I am simply not qualified to do justice to Gabriel’s central point. Simply note, it was Brooks of The Mythical Man Month, that bible of solid, empirical, meticulous software engineering planning who first drew the connection between the work of programmers and poets.

Instead, there is a minor point in Gabriel’s essay that caused me to think about a brief chat in a recent interview. We’d worked our way through the questions, the candidate had done well, there was enough time left to just chat about his work. His two favourite languages were C++ and Python, so we drilled a little there. How had he used them? What did he think of them? Had he tried to combine them together?

Well, it turned out he had. Using boost::python he had exposed some of his C++ classes into Python. This was interesting. Why? It was so he could quickly produce parts of the application; he’d become a fan of this technique. All very well and good, had he tried that approach elsewhere? Unfortunately, no he hadn’t. His other use for Python was as a prototyping language. So close. I drilled a bit on this point. Had he made the obvious step from here? Turns out he hadn’t. But that did leave me thinking, and Gabriel’s essay crystallised this issue in my mind.

Why did he just throw away his Python prototype and rewrite the whole thing in C++? Why didn’t he grab a profiler and start replacing the slow Python parts with fast, small chunks of C++?

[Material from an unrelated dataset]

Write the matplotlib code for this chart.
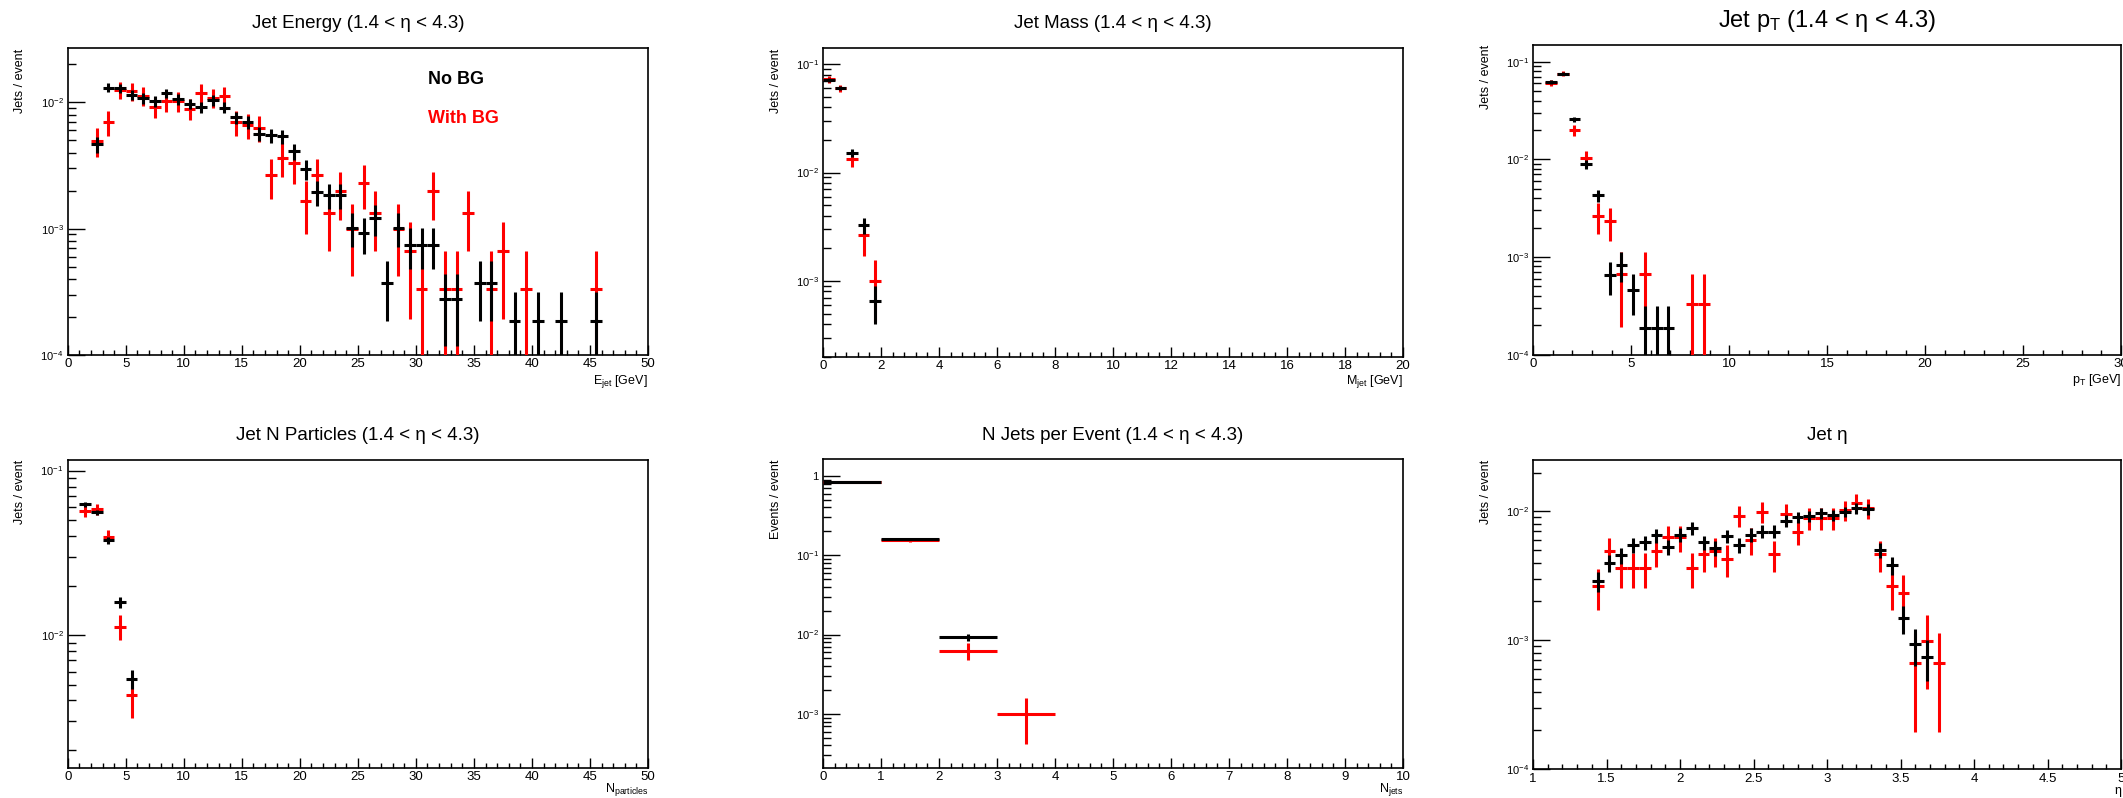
import numpy as np
import matplotlib
matplotlib.use('Agg')
import matplotlib.pyplot as plt
from matplotlib.ticker import LogLocator, MultipleLocator, FuncFormatter, NullFormatter

plt.rcParams['font.family'] = ['Liberation Sans', 'DejaVu Sans']
plt.rcParams['mathtext.fontset'] = 'custom'
plt.rcParams['mathtext.rm'] = 'Liberation Sans'
plt.rcParams['mathtext.it'] = 'Liberation Sans:italic'
plt.rcParams['mathtext.bf'] = 'Liberation Sans:bold'

# events in each sample (histograms are divided by these)
n_events_nobg = 10770
n_events_bg = 3020

# jet energy, 1 GeV bins from 2 GeV
energy_lo, energy_w = 2.0, 1.0
energy_nobg = [50, 141, 139, 123, 116, 110, 127, 114, 105, 99,
               112, 98, 82, 75, 61, 59, 58, 44, 32, 21,
               20, 20, 11, 10, 13, 4, 11, 8, 8, 8,
               3, 3, 0, 4, 4, 0, 2, 0, 2, 0,
               2, 0, 0, 2]
energy_bg = [15, 21, 38, 37, 34, 28, 31, 31, 27, 36,
             33, 34, 21, 20, 19, 8, 11, 10, 5, 8,
             4, 6, 3, 7, 4, 0, 3, 2, 1, 6,
             1, 1, 4, 0, 1, 2, 0, 1, 0, 0,
             0, 0, 0, 1]

# jet mass, 0.4 GeV bins from 0
mass_lo, mass_w = 0.0, 0.4
mass_nobg = [767, 653, 164, 35, 7]
mass_bg = [218, 182, 40, 8, 3]

# jet pT, 0.6 GeV bins from 0.6
pt_lo, pt_w = 0.6, 0.6
pt_nobg = [666, 810, 276, 96, 46, 7, 9, 5, 2, 2, 2, 0, 0, 0]
pt_bg = [182, 228, 60, 31, 8, 7, 2, 0, 2, 0, 0, 0, 1, 1]

# constituents per jet, unit bins from 1
npart_lo, npart_w = 1.0, 1.0
npart_nobg = [671, 599, 407, 171, 58]
npart_bg = [171, 176, 120, 34, 13]

# jets per event, unit bins from 0
njet_lo, njet_w = 0.0, 1.0
njet_nobg = [8926, 1745, 99, 0]
njet_bg = [2527, 471, 19, 3]

# jet eta, 0.08 bins from 1.40
eta_lo, eta_w = 1.40, 0.08
eta_nobg = [31, 43, 49, 59, 62, 70, 57, 71, 80, 62,
            56, 69, 59, 71, 75, 75, 91, 97, 99, 104,
            101, 107, 114, 112, 54, 41, 16, 10, 8, 0]
eta_bg = [8, 15, 11, 11, 11, 15, 19, 19, 11, 14,
          15, 13, 28, 18, 30, 14, 29, 21, 27, 27,
          27, 31, 35, 32, 14, 8, 7, 2, 3, 2]

W, H = 2123, 798
fig = plt.figure(figsize=(W / 100, H / 100), dpi=100)


def px_axes(left, right, top, bottom):
    return fig.add_axes([left / W, 1 - bottom / H, (right - left) / W, (bottom - top) / H])


def root_log(v, pos):
    e = int(round(np.log10(v)))
    if e == 0:
        return '1'
    return r'$10^{%d}$' % e


def draw_hist(ax, lo, width, counts, n_events, color, z):
    counts = np.asarray(counts, dtype=float)
    x = lo + width * (np.arange(len(counts)) + 0.5)
    keep = counts > 0
    y = counts[keep] / n_events
    err = np.sqrt(counts[keep]) / n_events
    low = np.minimum(err, y * 0.999)
    ax.errorbar(x[keep], y, xerr=width / 2, yerr=[low, err], fmt='none',
                ecolor=color, elinewidth=2.2, capsize=0, zorder=z)


def style_axes(ax, xlim, ylim, xmajor, xminor):
    ax.set_yscale('log')
    ax.set_xlim(xlim)
    ax.set_ylim(ylim)
    ax.xaxis.set_major_locator(MultipleLocator(xmajor))
    ax.xaxis.set_minor_locator(MultipleLocator(xminor))
    ax.xaxis.set_major_formatter(FuncFormatter(lambda v, p: '%g' % round(v, 3)))
    ax.yaxis.set_major_locator(LogLocator(base=10, numticks=12))
    ax.yaxis.set_minor_locator(LogLocator(base=10, subs=np.arange(2, 10), numticks=30))
    ax.yaxis.set_major_formatter(FuncFormatter(root_log))
    ax.yaxis.set_minor_formatter(NullFormatter())
    ax.tick_params(which='both', direction='in', top=False, right=False, color='black')
    ax.tick_params(axis='x', which='major', length=7, width=1, labelsize=9.5, pad=2.5)
    ax.tick_params(axis='x', which='minor', length=3.5, width=1)
    ax.tick_params(axis='y', which='major', length=12, width=1, labelsize=8, pad=3)
    ax.tick_params(axis='y', which='minor', length=6, width=1)
    for s in ax.spines.values():
        s.set_linewidth(1.2)


def fig_text(x, y, s, **kw):
    fig.text(x / W, 1 - y / H, s, **kw)


panels = [
    dict(frame=(67.7, 648, 48.3, 355), xlim=(0, 50), ylim=(1e-4, 2.68e-2), ticks=(5, 1),
         lo=energy_lo, w=energy_w, nobg=energy_nobg, bg=energy_bg,
         title='Jet Energy (1.4 < η < 4.3)', title_y=23, title_size=13.5,
         ylabel='Jets / event', ylab_x=20, xlabel=r'E$_\mathrm{jet}$ [GeV]', xlab_y=381),
    dict(frame=(823, 1403, 48.3, 356.7), xlim=(0, 20), ylim=(2.0e-4, 0.14), ticks=(2, 0.4),
         lo=mass_lo, w=mass_w, nobg=mass_nobg, bg=mass_bg,
         title='Jet Mass (1.4 < η < 4.3)', title_y=23, title_size=13.5,
         ylabel='Jets / event', ylab_x=776, xlabel=r'M$_\mathrm{jet}$ [GeV]', xlab_y=382),
    dict(frame=(1533.3, 2121, 45, 354.7), xlim=(0, 30), ylim=(1e-4, 0.148), ticks=(5, 1),
         lo=pt_lo, w=pt_w, nobg=pt_nobg, bg=pt_bg,
         title=r'Jet p$_\mathrm{T}$ (1.4 < η < 4.3)', title_y=21, title_size=17,
         ylabel='Jets / event', ylab_x=1486, xlabel=r'p$_\mathrm{T}$ [GeV]', xlab_y=380),
    dict(frame=(67.7, 648, 460, 767.7), xlim=(0, 50), ylim=(1.56e-3, 0.116), ticks=(5, 1),
         lo=npart_lo, w=npart_w, nobg=npart_nobg, bg=npart_bg,
         title='Jet N Particles (1.4 < η < 4.3)', title_y=435, title_size=13.5,
         ylabel='Jets / event', ylab_x=20, xlabel=r'N$_\mathrm{particles}$', xlab_y=790),
    dict(frame=(823, 1403, 459.3, 767.7), xlim=(0, 10), ylim=(2.1e-4, 1.62), ticks=(1, 0.2),
         lo=njet_lo, w=njet_w, nobg=njet_nobg, bg=njet_bg,
         title='N Jets per Event (1.4 < η < 4.3)', title_y=435, title_size=13.5,
         ylabel='Events / event', ylab_x=776, xlabel=r'N$_\mathrm{jets}$', xlab_y=790),
    dict(frame=(1533, 2121, 460, 769.3), xlim=(1, 5), ylim=(1e-4, 2.5e-2), ticks=(0.5, 0.1),
         lo=eta_lo, w=eta_w, nobg=eta_nobg, bg=eta_bg,
         title='Jet η', title_y=435, title_size=13.5,
         ylabel='Jets / event', ylab_x=1486, xlabel='η', xlab_y=791),
]

for p in panels:
    left, right, top, bottom = p['frame']
    ax = px_axes(left, right, top, bottom)
    style_axes(ax, p['xlim'], p['ylim'], *p['ticks'])
    draw_hist(ax, p['lo'], p['w'], p['bg'], n_events_bg, '#ff0000', 3)
    draw_hist(ax, p['lo'], p['w'], p['nobg'], n_events_nobg, 'black', 4)
    fig_text((left + right) / 2, p['title_y'], p['title'], ha='center', va='center',
             fontsize=p['title_size'])
    fig_text(p['ylab_x'], top, p['ylabel'], rotation=90, ha='center', va='top', fontsize=9)
    fig_text(right, p['xlab_y'], p['xlabel'], ha='right', va='center', fontsize=9)
    if p['lo'] == energy_lo:
        ax.text(0.621, 0.899, 'No BG', transform=ax.transAxes, fontsize=13,
                fontweight='bold', color='black', va='center', ha='left')
        ax.text(0.621, 0.772, 'With BG', transform=ax.transAxes, fontsize=13,
                fontweight='bold', color='#ff0000', va='center', ha='left')

fig.savefig('out.png', dpi=100)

Developers seem to see an enormous gulf between a prototype and a ‘real’ application. Something that is appropriate for a prototype must be discarded for the real version. The basis for this act seems to be that a prototype is a quick and dirty hack and can’t be trusted to work.

Well, I don’t know about you, but I can’t help myself: every piece of code I write, I write maintainably and flexibly. And these are issues in prototypes. A prototype is meant to be an exploration, a journey to see how an idea will play out once it’s embodied in a program. It is an idea that has not been seen before - this is when it needs to be most flexible. When everyone who sees is thinks of an improvement, when the sight of running program inspires completely new ideas. This happens during the prototyping phase - and if you don’t explore these ideas, then what was the point of the prototype at all?

Your prototype needs to be written quickly and then it needs to change quickly. You’ll only be able to do that with a maintainable, flexible code base. In short, a well-written code base. You’re a proficient software engineer, you know how to do this. You probably do it without even thinking.

And at some level, everyone knows this. That’s why prototypes are created in languages like Python. A language that you can write quickly, but also write well, quickly.

So when it comes time to write the ‘real’ application, when all the decisions have been made and the exploration has stopped, when we know what the program will do, why do we throw away all that very carefully engineered prototype code? It can’t be because the code is no good, because that code is better than you believe the ‘real’ program needs to be.

Most developers would say that it has to be rewritten for performance. But when was the last time you profiled your code? Because if you haven’t profiled you simply can’t know what your performance is, and more importantly, where the trouble-spots are.

I want to prototype. I want to explore my ideas in a running program. I want to carefully engineer my program and then change it at a moment’s notice. And I want to be able to do that all the time, for the entire life of the program. I don’t want to kill my program just when it’s about to finally get some users.

I want to express my ideas in a language that gives me all that.

Oh, and that application the candidate had been working on? The one that had Python embedded in the real, final version? It was a massively multiplayer 3D game engine.